La salicaire commune présente quelques-unes des caractéristiques des plantes envahissantes nuisibles, dont la prolificité. Les fleurs portées par chaque tige de cette plante produisent jusqu'à 22 000 graines par année et un plant compte de 1 à 50 tiges.
— Jacques Brisson
Professeur à l'École supérieure d'aménagement du territoire et de développement régional et chercheur au Centre de recherche en aménagement et développement, Claude Lavoie vient de faire paraître, aux Publications du Québec, avec la collaboration de Gilles Ayotte et Elisabeth Groeneveld, 50 plantes envahissantes, protéger la nature et l'agriculture. Cet ouvrage fait la somme des 20 années d'études et de recherches qu'il a consacrées à l'écologie et à la gestion de ces espèces. «Lorsque j'ai commencé ma carrière universitaire à la fin des années 1990, nous étions à l'aube de la recherche sur les plantes envahissantes.

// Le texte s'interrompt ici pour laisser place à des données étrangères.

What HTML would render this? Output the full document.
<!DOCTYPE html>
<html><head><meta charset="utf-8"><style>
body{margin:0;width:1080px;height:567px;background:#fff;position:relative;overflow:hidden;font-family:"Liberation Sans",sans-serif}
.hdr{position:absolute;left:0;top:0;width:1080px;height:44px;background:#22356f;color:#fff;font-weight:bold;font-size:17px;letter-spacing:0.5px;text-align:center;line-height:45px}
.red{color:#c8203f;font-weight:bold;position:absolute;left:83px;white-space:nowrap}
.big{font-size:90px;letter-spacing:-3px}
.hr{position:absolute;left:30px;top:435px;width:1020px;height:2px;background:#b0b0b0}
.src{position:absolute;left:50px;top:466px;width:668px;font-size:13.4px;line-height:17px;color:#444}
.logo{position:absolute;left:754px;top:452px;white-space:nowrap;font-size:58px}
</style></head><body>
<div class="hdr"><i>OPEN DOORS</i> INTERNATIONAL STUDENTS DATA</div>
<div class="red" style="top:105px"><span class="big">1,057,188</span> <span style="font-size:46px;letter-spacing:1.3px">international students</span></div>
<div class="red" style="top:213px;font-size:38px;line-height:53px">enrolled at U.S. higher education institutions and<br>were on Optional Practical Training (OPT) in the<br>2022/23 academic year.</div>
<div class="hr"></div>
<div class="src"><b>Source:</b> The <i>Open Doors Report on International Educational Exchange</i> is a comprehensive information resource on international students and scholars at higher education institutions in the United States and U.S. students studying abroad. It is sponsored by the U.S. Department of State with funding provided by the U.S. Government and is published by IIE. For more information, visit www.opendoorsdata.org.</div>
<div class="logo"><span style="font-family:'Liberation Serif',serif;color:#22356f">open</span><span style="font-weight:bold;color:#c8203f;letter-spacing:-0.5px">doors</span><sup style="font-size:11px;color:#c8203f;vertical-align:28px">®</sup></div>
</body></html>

Cette niche était libre au Québec et je me suis lancé», explique celui qui avait consacré sa maîtrise et son doctorat aux fluctuations de la limite nordique des arbres au Québec.
Si on examine la question avec un très grand angle, toutes les plantes qui nous entourent aujourd'hui sont venues d'ailleurs puisque les dernières glaciations avaient fait table rase de la végétation. La différence entre les espèces qui ont patiemment colonisé le territoire après le retrait du glacier et les espèces exotiques introduites volontairement ou accidentellement est que ces dernières ont profité de l'activité humaine et de la transformation des habitats naturels qui s'ensuit pour s'installer à vitesse grand V. «La grande majorité est restée discrète, mais d'autres ont profité des espaces nouvellement défrichés, de l'absence d'ennemis naturels ou de la présence de ressources inexploitées pour se transformer en envahisseurs, parfois au point de devenir carrément nuisibles à la faune, à la flore ou aux humains. Nous avons créé des habitats propices à ces invasions», résume Claude Lavoie.

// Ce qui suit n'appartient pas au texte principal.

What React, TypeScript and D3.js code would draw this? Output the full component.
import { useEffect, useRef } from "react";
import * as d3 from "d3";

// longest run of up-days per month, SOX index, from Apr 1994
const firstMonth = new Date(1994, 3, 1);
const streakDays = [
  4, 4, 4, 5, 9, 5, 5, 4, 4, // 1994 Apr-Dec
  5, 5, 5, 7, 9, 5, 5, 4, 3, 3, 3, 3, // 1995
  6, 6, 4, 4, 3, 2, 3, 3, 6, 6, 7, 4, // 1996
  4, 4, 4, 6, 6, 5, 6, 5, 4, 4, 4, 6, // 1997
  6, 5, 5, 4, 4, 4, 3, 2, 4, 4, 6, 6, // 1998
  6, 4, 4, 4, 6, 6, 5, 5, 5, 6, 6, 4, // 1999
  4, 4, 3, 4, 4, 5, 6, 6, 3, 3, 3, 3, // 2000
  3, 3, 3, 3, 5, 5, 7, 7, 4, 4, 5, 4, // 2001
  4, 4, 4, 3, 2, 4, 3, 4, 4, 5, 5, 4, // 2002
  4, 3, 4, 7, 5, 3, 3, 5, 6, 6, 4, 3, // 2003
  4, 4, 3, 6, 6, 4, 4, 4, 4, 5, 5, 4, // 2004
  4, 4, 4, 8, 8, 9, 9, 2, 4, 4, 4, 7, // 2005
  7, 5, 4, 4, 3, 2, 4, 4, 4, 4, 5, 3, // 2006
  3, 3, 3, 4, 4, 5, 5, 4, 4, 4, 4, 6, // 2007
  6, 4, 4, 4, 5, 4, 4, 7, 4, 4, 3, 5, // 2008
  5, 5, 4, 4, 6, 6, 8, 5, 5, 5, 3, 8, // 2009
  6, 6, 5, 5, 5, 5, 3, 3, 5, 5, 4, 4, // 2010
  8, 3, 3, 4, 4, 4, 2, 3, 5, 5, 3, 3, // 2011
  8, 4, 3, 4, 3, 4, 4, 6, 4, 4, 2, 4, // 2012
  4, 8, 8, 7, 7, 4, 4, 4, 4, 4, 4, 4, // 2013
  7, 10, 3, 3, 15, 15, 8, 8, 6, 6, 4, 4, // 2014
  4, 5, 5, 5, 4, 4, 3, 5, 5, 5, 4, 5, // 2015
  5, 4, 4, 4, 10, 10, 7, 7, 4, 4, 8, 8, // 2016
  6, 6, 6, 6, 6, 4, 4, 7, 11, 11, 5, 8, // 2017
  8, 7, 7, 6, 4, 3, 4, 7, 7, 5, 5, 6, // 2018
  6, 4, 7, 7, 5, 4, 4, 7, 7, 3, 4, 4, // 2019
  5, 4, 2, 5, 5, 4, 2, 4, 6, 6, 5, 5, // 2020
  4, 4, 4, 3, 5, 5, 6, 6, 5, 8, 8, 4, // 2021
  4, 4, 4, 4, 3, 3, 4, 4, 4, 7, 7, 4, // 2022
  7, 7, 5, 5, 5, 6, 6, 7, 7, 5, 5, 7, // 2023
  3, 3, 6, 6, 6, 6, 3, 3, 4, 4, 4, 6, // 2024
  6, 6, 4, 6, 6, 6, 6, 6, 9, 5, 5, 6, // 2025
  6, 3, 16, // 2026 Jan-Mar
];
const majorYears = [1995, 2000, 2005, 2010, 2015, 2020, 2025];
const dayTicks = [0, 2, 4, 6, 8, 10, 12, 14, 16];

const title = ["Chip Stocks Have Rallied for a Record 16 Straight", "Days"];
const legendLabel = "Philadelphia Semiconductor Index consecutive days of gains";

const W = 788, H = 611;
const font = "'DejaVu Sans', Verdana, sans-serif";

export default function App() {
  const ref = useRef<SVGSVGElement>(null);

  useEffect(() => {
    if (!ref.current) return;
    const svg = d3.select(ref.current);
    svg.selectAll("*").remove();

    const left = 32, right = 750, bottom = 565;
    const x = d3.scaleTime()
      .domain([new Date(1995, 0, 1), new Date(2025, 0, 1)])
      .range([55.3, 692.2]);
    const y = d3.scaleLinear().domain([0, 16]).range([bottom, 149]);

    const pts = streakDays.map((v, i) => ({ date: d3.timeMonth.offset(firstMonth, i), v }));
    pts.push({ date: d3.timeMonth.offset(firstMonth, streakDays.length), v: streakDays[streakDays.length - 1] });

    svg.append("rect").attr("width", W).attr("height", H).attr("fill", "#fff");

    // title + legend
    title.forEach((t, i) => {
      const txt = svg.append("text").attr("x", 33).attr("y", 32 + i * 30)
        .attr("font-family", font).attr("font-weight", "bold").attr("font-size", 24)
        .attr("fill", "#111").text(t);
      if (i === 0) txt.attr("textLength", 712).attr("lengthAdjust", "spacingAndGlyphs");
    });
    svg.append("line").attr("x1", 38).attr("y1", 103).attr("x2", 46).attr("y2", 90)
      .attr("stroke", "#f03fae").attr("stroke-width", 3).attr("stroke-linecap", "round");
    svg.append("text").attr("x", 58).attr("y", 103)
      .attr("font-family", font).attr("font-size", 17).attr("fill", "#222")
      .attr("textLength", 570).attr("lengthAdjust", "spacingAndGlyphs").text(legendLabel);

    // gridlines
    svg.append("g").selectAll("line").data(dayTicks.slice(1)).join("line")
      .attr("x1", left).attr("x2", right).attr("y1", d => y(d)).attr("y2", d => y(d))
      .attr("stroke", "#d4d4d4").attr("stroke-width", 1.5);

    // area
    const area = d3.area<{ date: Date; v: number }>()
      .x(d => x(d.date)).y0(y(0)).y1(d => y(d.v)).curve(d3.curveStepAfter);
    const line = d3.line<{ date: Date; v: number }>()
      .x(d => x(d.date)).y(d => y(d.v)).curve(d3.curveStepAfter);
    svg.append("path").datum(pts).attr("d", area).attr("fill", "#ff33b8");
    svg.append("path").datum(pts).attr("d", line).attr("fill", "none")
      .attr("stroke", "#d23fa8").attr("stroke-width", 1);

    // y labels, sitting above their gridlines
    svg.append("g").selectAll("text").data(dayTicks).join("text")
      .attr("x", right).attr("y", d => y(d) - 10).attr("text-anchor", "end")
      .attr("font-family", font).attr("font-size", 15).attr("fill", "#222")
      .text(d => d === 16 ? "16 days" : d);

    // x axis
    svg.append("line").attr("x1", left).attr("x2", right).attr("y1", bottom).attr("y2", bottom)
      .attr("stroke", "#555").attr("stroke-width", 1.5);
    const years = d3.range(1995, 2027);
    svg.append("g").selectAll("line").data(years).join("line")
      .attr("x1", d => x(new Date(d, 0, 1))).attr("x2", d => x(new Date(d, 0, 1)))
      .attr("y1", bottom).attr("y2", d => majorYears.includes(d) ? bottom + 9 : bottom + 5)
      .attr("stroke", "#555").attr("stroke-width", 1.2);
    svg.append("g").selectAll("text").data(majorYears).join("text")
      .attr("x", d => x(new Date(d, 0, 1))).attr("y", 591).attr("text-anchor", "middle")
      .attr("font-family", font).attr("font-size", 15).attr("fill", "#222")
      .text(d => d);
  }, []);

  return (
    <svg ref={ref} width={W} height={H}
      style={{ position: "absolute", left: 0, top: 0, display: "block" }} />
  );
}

S'il fallait dresser le portrait-robot de ces envahisseurs nuisibles, quelles en seraient les principales caractéristiques? «Ce sont souvent des plantes qui croissent rapidement et qui atteignent une grande taille, elles produisent un très grand nombre de graines, mais elles peuvent aussi se multiplier de façon végétative, répond le chercheur. Nos pires envahisseurs, le roseau commun, la renouée japonaise et le chiendent commun, sont des plantes à rhizomes qui forment d'immenses clones. La lutte contre les plantes envahissantes est difficile, mais lorsqu'elle se déplace sous la surface du sol, le défi est encore plus grand.»

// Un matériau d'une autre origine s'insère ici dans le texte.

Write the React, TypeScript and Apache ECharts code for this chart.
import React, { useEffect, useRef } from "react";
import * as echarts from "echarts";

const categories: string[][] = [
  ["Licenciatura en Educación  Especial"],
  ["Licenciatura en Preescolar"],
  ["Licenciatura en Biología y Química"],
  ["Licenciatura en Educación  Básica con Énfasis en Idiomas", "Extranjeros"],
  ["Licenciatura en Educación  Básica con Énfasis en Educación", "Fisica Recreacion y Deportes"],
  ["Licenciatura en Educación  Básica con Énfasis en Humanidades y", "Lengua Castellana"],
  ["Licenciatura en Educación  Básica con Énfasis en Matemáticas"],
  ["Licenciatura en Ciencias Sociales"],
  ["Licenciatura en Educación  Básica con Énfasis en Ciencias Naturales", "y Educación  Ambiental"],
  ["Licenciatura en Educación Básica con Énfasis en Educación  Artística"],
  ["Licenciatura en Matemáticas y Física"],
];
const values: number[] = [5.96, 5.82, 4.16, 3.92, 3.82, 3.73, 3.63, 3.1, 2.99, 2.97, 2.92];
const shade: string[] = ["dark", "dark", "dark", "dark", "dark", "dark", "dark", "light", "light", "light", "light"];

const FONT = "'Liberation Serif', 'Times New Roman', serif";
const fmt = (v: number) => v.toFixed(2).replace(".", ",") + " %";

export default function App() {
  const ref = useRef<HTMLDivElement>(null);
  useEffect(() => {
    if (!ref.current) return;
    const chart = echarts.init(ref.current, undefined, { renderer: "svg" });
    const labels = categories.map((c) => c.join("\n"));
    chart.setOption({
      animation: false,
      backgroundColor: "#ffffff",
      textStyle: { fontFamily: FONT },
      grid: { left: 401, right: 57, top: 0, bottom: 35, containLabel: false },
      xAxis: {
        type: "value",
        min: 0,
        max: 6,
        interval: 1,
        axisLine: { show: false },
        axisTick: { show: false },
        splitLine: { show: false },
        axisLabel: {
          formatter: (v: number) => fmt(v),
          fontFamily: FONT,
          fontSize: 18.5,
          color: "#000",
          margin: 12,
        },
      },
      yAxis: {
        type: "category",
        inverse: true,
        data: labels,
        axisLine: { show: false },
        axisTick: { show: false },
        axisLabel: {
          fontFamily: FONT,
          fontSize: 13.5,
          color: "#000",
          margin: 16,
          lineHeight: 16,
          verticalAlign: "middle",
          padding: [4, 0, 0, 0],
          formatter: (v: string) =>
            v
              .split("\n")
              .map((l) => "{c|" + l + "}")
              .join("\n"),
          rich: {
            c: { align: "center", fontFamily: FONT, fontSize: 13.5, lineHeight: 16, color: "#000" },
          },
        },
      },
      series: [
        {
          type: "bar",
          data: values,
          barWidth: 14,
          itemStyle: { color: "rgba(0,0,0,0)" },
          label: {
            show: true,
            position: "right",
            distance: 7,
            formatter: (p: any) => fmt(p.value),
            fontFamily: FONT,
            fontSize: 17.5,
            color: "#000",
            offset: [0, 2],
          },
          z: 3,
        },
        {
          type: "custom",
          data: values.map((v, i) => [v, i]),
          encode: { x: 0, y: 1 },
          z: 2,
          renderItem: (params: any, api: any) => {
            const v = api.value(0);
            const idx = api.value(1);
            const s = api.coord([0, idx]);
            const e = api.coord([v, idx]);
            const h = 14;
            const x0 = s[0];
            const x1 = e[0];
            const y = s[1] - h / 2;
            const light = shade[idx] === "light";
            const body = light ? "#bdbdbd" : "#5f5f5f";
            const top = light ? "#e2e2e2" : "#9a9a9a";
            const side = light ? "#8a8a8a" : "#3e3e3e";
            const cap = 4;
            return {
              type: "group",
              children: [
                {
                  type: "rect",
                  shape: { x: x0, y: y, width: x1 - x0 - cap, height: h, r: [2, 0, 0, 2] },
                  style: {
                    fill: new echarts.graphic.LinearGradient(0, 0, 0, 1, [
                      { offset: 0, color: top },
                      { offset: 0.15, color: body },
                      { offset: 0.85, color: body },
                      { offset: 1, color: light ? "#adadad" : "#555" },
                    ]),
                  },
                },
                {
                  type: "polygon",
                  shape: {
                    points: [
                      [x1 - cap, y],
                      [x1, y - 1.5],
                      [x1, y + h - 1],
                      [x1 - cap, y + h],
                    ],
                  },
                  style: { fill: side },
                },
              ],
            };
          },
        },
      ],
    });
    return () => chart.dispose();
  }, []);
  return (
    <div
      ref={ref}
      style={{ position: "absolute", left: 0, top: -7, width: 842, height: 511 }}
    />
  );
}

C'est pour répondre aux préoccupations des citoyens, des producteurs agricoles, des agronomes, des aménagistes, des biologistes et des gestionnaires de l'environnement aux prises avec des envahisseurs nuisibles que Claude Lavoie a pris soin d'inclure, pour chaque plante décrite dans son ouvrage, une section sur les moyens éprouvés d'en contenir les ardeurs. «Il est à peu près impossible d'éradiquer une espèce envahissante, à moins d'y consacrer beaucoup de ressources, estime-t-il. Au Québec, malgré la lutte menée contre plusieurs de ces espèces, une seule, la berce du Caucase, est en régression. Il est plus réaliste de fixer un seuil d'abondance acceptable pour une espèce en tenant compte des moyens disponibles pour la combattre. C'est une lutte perpétuelle qui est exigeante pendant les premières années, mais qui devient vivable par la suite.»
Le professeur Lavoie souligne qu'en matière de plantes envahissantes, il faut aller au-delà des apparences et bien choisir ses combats. «Certaines espèces peuvent devenir très abondantes dans certains milieux, mais il faut se demander quelle est l'ampleur des dommages réels qu'elles causent. Comme les ressources sont limitées, il faut concentrer les efforts sur le contrôle des plantes qui sont de solides nuisances.»
Malgré tout, le chercheur ne peut cacher une certaine admiration pour ces plantes qu'il se plaît à nommer «ces fascinants envahisseurs». «Nous sommes très bien équipés pour lutter contre ces espèces et, pourtant, elles résistent toujours. Qui sait, peut-être un jour aurons-nous besoin de leurs incroyables facultés d'adaptation pour restaurer des sites dégradés où aucune autre espèce ne sera en mesure de croître.»